Highlights from the presentations/tutorials by Data Science leaders from VISA, Glassbeam, Unravel on day 3 of Big Data Developer Conference, Santa Clara.

Resilient Distributed Datasets (RDD) is data abstraction in Spark. RRD is an immutable, partitioned, distributed, fault-tolerant collection of data elements that can be operated in parallel. He discussed common RDD transformations and actions. Transformations and cache operations are both lazy. He also talked about Spark SQL, Spark Streaming and Machine Learning before starting with hands-on learning session.

Eric Chu, Unravel delivered a talk on how to go about managing big data applications and systems. Since there are so many modules involved while running a big data application, it becomes very difficult to understand why an app is slow/failed, how to allocate resources, how to store and retain data. Often development operations team relies on monitoring tools but the tools focus on infrastructure and services and do not tell anything about application. So, ultimately developers have to dig logs to fix problems in their applications, which is very painful since these logs are spread out, incomplete and very difficult for average user to understand.
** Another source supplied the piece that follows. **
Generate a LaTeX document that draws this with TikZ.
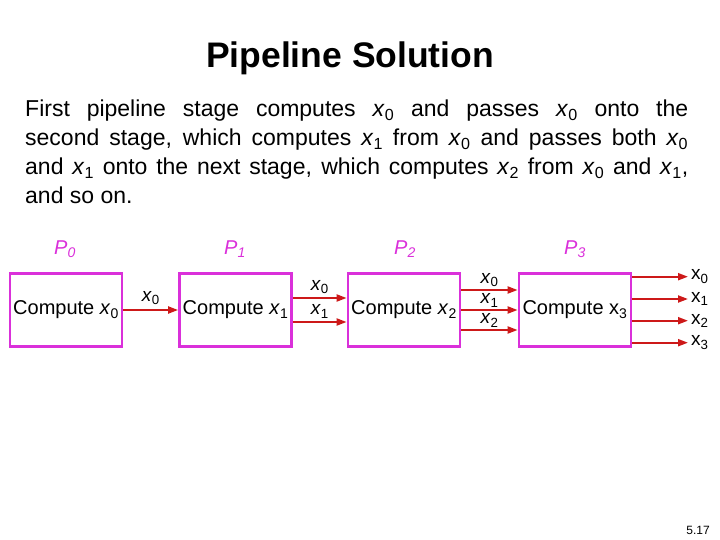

Unravel management platform solves this difficult task by providing various apps which help in automatic speedup, alerts & dashboards, smart resource planning, etc. With Unravel one can clearly understand activity on cluster, can plan systems intelligently as it is single tool for multiple layers, easily pinpoint and resolve bottlenecks.
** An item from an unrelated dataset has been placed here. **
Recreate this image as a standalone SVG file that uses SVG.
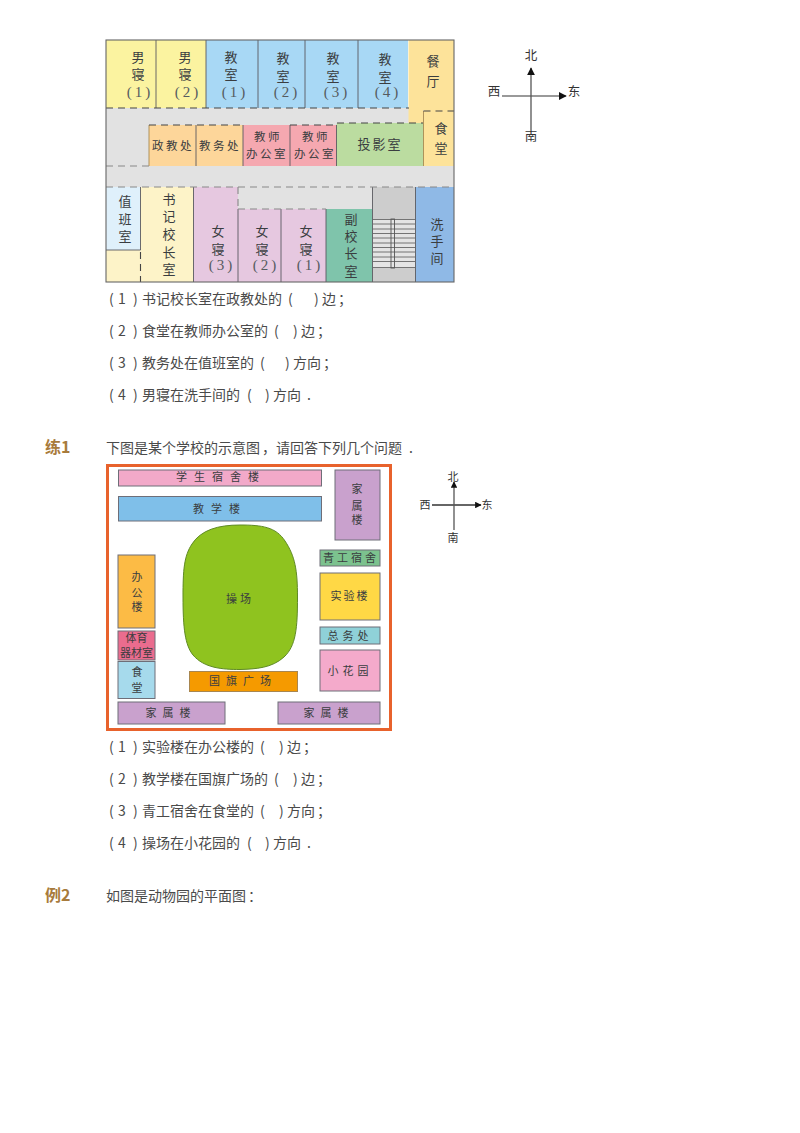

Chris Fregly, author of Effective Spark, started with giving a brief overview of Spark and then talked about RDDs and Spark API in detail. He supported Scala by mentioning some nice properties it holds: Java being used by all popular big data frameworks, supports closures, is functional but not obscure, and leverages Spark REPL. Talking about Spark Execution Model, he talked about optimization using improved shuffle and sort. Towards the end, he did a demo to query Parquet using SQL to show its high-speed performance when compared to querying JSON using SQL.